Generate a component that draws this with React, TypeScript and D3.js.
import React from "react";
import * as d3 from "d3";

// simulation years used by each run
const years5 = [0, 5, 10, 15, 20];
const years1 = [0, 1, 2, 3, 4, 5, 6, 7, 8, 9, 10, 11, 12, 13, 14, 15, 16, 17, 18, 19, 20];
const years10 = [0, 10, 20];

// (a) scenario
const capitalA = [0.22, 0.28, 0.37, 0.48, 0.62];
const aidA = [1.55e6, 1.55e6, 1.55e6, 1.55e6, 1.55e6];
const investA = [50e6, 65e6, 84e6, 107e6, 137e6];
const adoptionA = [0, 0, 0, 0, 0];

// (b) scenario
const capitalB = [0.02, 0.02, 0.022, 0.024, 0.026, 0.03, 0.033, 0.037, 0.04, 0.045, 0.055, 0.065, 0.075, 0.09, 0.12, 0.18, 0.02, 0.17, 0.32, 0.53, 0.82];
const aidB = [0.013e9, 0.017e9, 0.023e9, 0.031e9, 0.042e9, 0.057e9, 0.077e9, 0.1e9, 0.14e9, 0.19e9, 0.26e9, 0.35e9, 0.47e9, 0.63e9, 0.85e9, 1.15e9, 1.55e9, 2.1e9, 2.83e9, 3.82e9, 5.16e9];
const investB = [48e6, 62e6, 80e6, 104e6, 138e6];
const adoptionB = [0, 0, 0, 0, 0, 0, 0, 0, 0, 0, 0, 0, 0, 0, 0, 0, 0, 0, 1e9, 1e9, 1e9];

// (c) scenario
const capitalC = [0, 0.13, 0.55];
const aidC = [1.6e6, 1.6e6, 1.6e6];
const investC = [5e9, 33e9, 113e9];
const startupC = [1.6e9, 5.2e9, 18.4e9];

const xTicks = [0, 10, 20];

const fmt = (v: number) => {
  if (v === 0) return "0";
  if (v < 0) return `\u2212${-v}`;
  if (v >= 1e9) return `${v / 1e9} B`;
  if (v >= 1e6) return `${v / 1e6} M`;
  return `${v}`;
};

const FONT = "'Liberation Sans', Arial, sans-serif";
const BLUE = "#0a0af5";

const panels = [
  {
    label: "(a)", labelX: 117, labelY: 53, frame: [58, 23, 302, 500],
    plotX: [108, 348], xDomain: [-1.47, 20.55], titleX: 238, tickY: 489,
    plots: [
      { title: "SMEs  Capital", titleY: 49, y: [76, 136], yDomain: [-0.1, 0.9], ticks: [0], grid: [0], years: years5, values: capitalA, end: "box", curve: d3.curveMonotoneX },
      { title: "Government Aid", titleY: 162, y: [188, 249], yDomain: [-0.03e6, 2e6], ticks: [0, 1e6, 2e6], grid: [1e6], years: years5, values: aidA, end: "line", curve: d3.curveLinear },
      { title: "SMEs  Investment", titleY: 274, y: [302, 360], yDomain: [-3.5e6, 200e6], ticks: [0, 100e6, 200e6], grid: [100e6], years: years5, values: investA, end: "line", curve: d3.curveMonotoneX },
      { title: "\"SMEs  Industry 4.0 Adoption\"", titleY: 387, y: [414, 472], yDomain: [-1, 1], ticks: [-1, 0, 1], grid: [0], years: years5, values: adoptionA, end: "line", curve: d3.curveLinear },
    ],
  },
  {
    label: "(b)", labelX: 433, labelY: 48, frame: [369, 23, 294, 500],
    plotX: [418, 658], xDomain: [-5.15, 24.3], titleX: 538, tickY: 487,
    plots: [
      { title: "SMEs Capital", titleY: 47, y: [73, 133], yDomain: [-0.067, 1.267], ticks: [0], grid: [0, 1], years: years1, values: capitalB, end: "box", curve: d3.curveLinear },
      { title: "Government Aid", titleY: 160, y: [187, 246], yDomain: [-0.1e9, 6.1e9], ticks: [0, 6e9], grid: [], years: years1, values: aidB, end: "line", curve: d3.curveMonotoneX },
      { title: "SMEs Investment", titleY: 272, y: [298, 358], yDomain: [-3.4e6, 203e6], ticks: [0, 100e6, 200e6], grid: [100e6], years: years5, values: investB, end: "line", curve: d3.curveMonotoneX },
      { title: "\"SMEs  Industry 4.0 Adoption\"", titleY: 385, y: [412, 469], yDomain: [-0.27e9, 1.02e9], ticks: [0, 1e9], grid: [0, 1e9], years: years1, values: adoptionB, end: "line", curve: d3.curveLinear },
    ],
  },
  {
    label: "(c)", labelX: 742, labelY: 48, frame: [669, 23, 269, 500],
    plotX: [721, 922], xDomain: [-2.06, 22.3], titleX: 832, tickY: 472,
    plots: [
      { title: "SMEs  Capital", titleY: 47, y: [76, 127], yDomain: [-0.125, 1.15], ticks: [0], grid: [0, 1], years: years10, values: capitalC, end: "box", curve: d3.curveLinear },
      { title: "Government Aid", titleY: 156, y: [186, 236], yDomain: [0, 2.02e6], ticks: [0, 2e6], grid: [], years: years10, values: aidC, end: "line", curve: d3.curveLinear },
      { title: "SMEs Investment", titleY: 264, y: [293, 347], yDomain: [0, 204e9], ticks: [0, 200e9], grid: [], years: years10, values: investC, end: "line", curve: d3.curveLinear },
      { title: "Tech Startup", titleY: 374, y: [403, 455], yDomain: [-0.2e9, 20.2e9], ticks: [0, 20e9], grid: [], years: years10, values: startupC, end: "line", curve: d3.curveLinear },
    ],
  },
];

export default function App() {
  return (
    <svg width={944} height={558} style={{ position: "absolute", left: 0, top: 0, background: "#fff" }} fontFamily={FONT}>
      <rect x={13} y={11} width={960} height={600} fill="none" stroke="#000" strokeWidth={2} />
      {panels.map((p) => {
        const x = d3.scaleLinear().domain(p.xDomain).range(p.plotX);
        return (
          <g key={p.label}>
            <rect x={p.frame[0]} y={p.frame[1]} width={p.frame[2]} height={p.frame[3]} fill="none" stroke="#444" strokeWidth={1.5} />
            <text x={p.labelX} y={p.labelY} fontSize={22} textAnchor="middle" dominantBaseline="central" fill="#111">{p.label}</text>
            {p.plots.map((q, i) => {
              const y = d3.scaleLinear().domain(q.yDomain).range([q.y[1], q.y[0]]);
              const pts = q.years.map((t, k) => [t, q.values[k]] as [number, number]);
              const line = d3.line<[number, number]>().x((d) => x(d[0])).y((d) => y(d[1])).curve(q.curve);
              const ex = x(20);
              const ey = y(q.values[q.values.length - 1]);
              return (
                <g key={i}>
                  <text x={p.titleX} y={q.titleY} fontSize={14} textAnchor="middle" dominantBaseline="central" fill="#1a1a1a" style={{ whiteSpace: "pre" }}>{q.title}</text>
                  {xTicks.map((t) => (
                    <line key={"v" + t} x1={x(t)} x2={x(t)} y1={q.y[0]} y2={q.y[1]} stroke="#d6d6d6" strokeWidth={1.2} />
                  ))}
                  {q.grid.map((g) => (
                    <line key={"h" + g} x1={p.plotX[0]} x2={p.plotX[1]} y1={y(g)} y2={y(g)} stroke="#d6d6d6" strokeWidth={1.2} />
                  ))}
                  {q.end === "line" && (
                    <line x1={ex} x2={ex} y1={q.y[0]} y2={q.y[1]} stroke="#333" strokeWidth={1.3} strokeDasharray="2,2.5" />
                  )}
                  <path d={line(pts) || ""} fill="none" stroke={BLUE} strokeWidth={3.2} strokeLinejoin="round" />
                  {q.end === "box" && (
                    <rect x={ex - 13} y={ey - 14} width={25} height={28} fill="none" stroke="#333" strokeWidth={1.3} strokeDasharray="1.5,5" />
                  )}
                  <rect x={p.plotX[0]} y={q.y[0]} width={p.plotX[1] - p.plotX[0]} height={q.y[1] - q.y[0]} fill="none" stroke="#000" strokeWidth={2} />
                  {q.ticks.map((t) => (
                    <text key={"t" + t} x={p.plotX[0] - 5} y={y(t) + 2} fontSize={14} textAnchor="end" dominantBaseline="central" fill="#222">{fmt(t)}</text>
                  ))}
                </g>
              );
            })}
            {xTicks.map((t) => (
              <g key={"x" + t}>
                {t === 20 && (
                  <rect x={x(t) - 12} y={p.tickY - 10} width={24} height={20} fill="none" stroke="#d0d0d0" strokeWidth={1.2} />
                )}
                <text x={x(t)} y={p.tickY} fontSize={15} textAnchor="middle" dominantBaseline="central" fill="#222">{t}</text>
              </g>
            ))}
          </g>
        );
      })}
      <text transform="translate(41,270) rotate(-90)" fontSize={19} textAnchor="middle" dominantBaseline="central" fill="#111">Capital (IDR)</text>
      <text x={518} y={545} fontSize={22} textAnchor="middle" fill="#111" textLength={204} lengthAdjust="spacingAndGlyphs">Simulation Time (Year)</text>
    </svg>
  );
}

WHAT YOU ARE ASKED TO DO:
Quote exactly the first line of the data and every line after it through the one holding "import * as".

OUTPUT OF THE EXERCISE:
Generate a component that draws this with React, TypeScript and D3.js.
import React from "react";
import * as d3 from "d3";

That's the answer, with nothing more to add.